Problem details —
Reproduce the complete listing without any deviation.

>> Begin

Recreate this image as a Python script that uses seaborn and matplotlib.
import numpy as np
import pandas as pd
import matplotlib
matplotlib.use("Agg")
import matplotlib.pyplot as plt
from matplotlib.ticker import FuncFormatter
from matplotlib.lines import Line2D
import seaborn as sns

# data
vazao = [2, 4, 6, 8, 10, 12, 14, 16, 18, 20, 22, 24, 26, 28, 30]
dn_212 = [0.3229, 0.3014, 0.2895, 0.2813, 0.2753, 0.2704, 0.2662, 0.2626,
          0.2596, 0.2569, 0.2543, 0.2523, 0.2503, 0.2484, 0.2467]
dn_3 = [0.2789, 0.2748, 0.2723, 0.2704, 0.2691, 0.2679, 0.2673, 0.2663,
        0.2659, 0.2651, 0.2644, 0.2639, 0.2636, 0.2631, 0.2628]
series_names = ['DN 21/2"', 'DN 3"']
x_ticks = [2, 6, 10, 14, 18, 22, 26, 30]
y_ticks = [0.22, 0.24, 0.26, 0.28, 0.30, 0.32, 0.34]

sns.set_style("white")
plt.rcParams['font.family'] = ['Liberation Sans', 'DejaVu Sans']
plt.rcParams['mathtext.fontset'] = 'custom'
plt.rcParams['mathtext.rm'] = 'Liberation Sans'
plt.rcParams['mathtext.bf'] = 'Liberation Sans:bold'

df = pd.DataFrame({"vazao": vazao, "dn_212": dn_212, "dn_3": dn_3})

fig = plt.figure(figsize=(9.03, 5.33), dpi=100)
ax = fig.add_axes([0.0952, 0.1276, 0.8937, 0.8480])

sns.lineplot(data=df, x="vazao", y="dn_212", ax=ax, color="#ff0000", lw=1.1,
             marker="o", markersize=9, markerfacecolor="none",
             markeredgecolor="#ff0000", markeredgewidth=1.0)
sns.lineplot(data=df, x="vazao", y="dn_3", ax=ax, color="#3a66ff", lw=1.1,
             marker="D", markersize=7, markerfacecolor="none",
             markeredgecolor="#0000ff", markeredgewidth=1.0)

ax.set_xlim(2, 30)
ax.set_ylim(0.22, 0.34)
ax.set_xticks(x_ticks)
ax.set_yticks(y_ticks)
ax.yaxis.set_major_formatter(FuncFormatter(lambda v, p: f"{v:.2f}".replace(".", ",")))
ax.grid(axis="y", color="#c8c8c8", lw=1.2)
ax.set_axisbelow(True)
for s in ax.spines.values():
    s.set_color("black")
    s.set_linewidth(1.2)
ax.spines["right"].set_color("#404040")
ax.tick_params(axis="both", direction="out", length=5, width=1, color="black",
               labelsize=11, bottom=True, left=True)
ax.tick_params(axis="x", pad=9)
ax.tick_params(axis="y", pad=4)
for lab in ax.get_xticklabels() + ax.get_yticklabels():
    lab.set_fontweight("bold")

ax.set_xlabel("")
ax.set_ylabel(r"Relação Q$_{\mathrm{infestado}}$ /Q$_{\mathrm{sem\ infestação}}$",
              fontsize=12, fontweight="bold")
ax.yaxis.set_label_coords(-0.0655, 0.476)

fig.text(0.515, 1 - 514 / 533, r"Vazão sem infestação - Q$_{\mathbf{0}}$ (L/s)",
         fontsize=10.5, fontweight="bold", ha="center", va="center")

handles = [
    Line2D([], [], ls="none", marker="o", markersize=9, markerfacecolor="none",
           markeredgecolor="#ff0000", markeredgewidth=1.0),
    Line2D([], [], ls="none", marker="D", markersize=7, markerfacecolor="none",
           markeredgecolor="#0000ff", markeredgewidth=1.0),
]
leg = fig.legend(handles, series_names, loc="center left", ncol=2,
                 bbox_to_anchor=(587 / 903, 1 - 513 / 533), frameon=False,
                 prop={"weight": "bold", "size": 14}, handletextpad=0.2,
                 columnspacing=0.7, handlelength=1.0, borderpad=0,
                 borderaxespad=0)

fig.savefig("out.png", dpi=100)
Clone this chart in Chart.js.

>> End

Correct response —
Recreate this image as a Python script that uses seaborn and matplotlib.
import numpy as np
import pandas as pd
import matplotlib
matplotlib.use("Agg")
import matplotlib.pyplot as plt
from matplotlib.ticker import FuncFormatter
from matplotlib.lines import Line2D
import seaborn as sns

# data
vazao = [2, 4, 6, 8, 10, 12, 14, 16, 18, 20, 22, 24, 26, 28, 30]
dn_212 = [0.3229, 0.3014, 0.2895, 0.2813, 0.2753, 0.2704, 0.2662, 0.2626,
          0.2596, 0.2569, 0.2543, 0.2523, 0.2503, 0.2484, 0.2467]
dn_3 = [0.2789, 0.2748, 0.2723, 0.2704, 0.2691, 0.2679, 0.2673, 0.2663,
        0.2659, 0.2651, 0.2644, 0.2639, 0.2636, 0.2631, 0.2628]
series_names = ['DN 21/2"', 'DN 3"']
x_ticks = [2, 6, 10, 14, 18, 22, 26, 30]
y_ticks = [0.22, 0.24, 0.26, 0.28, 0.30, 0.32, 0.34]

sns.set_style("white")
plt.rcParams['font.family'] = ['Liberation Sans', 'DejaVu Sans']
plt.rcParams['mathtext.fontset'] = 'custom'
plt.rcParams['mathtext.rm'] = 'Liberation Sans'
plt.rcParams['mathtext.bf'] = 'Liberation Sans:bold'

df = pd.DataFrame({"vazao": vazao, "dn_212": dn_212, "dn_3": dn_3})

fig = plt.figure(figsize=(9.03, 5.33), dpi=100)
ax = fig.add_axes([0.0952, 0.1276, 0.8937, 0.8480])

sns.lineplot(data=df, x="vazao", y="dn_212", ax=ax, color="#ff0000", lw=1.1,
             marker="o", markersize=9, markerfacecolor="none",
             markeredgecolor="#ff0000", markeredgewidth=1.0)
sns.lineplot(data=df, x="vazao", y="dn_3", ax=ax, color="#3a66ff", lw=1.1,
             marker="D", markersize=7, markerfacecolor="none",
             markeredgecolor="#0000ff", markeredgewidth=1.0)

ax.set_xlim(2, 30)
ax.set_ylim(0.22, 0.34)
ax.set_xticks(x_ticks)
ax.set_yticks(y_ticks)
ax.yaxis.set_major_formatter(FuncFormatter(lambda v, p: f"{v:.2f}".replace(".", ",")))
ax.grid(axis="y", color="#c8c8c8", lw=1.2)
ax.set_axisbelow(True)
for s in ax.spines.values():
    s.set_color("black")
    s.set_linewidth(1.2)
ax.spines["right"].set_color("#404040")
ax.tick_params(axis="both", direction="out", length=5, width=1, color="black",
               labelsize=11, bottom=True, left=True)
ax.tick_params(axis="x", pad=9)
ax.tick_params(axis="y", pad=4)
for lab in ax.get_xticklabels() + ax.get_yticklabels():
    lab.set_fontweight("bold")

ax.set_xlabel("")
ax.set_ylabel(r"Relação Q$_{\mathrm{infestado}}$ /Q$_{\mathrm{sem\ infestação}}$",
              fontsize=12, fontweight="bold")
ax.yaxis.set_label_coords(-0.0655, 0.476)

fig.text(0.515, 1 - 514 / 533, r"Vazão sem infestação - Q$_{\mathbf{0}}$ (L/s)",
         fontsize=10.5, fontweight="bold", ha="center", va="center")

handles = [
    Line2D([], [], ls="none", marker="o", markersize=9, markerfacecolor="none",
           markeredgecolor="#ff0000", markeredgewidth=1.0),
    Line2D([], [], ls="none", marker="D", markersize=7, markerfacecolor="none",
           markeredgecolor="#0000ff", markeredgewidth=1.0),
]
leg = fig.legend(handles, series_names, loc="center left", ncol=2,
                 bbox_to_anchor=(587 / 903, 1 - 513 / 533), frameon=False,
                 prop={"weight": "bold", "size": 14}, handletextpad=0.2,
                 columnspacing=0.7, handlelength=1.0, borderpad=0,
                 borderaxespad=0)

fig.savefig("out.png", dpi=100)
Clone this chart in Chart.js.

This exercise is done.